CFM, an umbrella body representing churches nationwide, said it would hold Attorney-General Tan Sri Abdul Gani Patail and Putrajaya accountable for a statement by the top lawyer on October 20, 2013 that the Court of Appeal’s decision to uphold the government ban on the Arabic word “Allah” in the Herald was confined to the weekly.

“Given the refusal to grant the Roman Catholic Church leave to appeal, we will, in proceeding with our actions and activities, therefore treat the decision of the Court of Appeal as being confined to the specific facts of that particular case, and otherwise maintain that the Christian community continues to have the right to use the word ‘Allah’ in our bibles, church services and Christian gatherings in our ongoing ministry to our Bahasa Malaysia-speaking congregations, as we have done all this while,” CFM chairman Rev Dr Eu Hong Seng said in a statement today.

This morning, the Federal Court rejected the Catholic Church’s application to appeal against a government ban on the word “Allah” in its weekly, the Herald.

The decision leaves intact the Court of Appeal ruling last year that the Herald cannot use the word ‘Allah.’

Eu expressed his disappointment at the country’s highest court in upholding the decision by the Court of Appeal in the Herald case.

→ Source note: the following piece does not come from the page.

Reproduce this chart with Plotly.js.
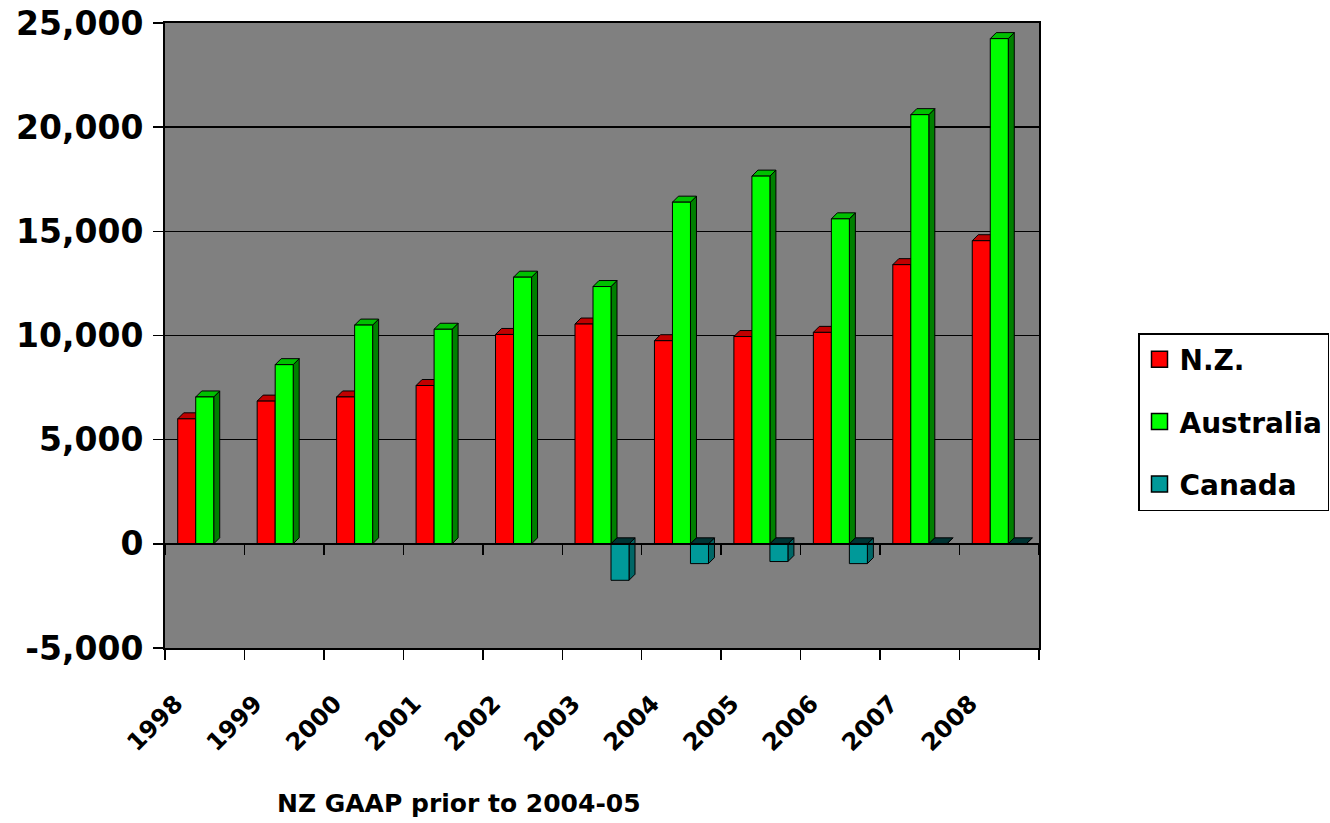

“We continue to maintain that the decision of the Court of Appeal, and its reasoning in arriving at their decision, were so critically flawed in so many respects. Simple justice would have mandated an appeal, to rectify the many incorrect and inaccurate statements and observations of the Court of Appeal that led to its decision,” he said.

Eu also said that the church would look continue to pursue its arguments in other similar cases pending in court.

Last month, the High Court struck out Sabah Sidang Injil Borneo’s (SIB) 2007 lawsuit against the Home Ministry for confiscating three boxes of Malay-language Christian publications that contained the word “Allah”.

A lawsuit brought by Sarawakian Christian Jill Ireland Lawrence Bill against the Home Ministry for seizing in 2008 her personal compact discs (CD) containing the word “Allah” is also pending.

The Court of Appeal ruled last year that “Allah” was not integral to the Christian faith and that the home minister was justified in banning the Herald from using the Arabic word on grounds of national security and public order.

“Serious negative repercussions for the freedom of religion for the Christian community in Malaysia as a whole emanate from those statements and observations, but sadly the Roman Catholic Church has been denied the opportunity of challenging them before our apex court,” said Eu.

A seven-member bench at the Federal Court had decided by a 4-to-3 majority to deny the Catholic Church the right of appeal.

Chief Justice Tun Arifin Zakaria, Court of Appeal President Tan Sri Md Raus Sharif, Chief Judge of Malaya Tan Sri Zulkefli Ahmad Makinudin and Federal Court judge Tan Sri Suriyadi Halim Omar had rejected the Catholic Church’s application.

The dissenting judges were Chief Judge of Sabah and Sarawak Tan Sri Richard Malanjum, and Federal Court judges Datuk Zainun Ali and Tan Sri Jeffrey Tan.